Francesco Michelotti
- Country (sports): Italy
- Born: 23 October 1969 (age 56) Parma, Italy
- Prize money: $50,317

Singles
- Career titles: 0–2
- Highest ranking: No. 213 (17 May 1993)

Grand Slam singles results
- French Open: Q3 (1993)
- Wimbledon: Q1 (1991)
- US Open: Q3 (1993)

Doubles
- Highest ranking: No. 649 (27 September 1993)

Medal record
Representing Italy
Summer Universiade
| Silver medal – second place | 1991 Sheffield | Singles |
| Bronze medal – third place | 1991 Sheffield | Doubles |
| Bronze medal – third place | 1995 Fukuoka | Singles |

= Francesco Michelotti =

Italian tennis player

Francesco Michelotti (born 23 October 1969) is an Italian former professional tennis player.

==Biography==
Born in Parma, Michelotti competed on the professional tour in the early 1990s.

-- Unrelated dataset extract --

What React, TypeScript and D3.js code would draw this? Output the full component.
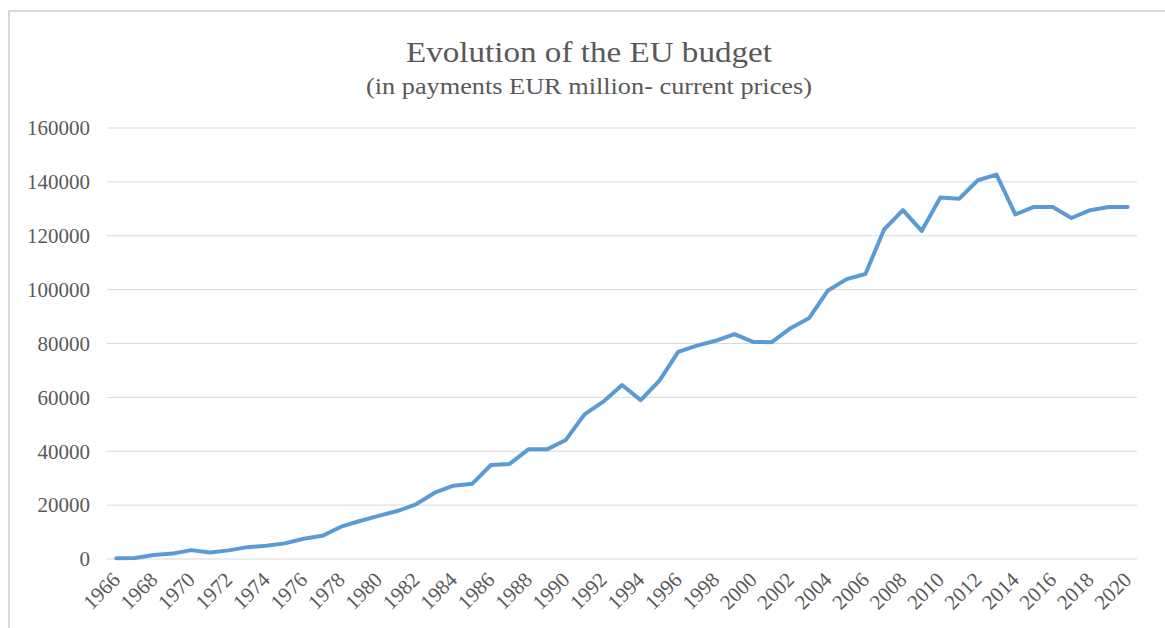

In 1992 he qualified for the main draw of two ATP Tour events, in Bologna and Florence. At the Florence tournament he lost a close first round match to world number 37 Jordi Arrese, in a third set tiebreak.

Michelotti reached his best singles ranking of 213 in the world in 1993, with his performances that year including reaching the third and final qualifying round for the French Open and US Open.

As a representative of Italy he won three medals at the Summer Universiade during his career, a singles silver and doubles bronze in 1991, then another singles medal in 1995, this time a bronze.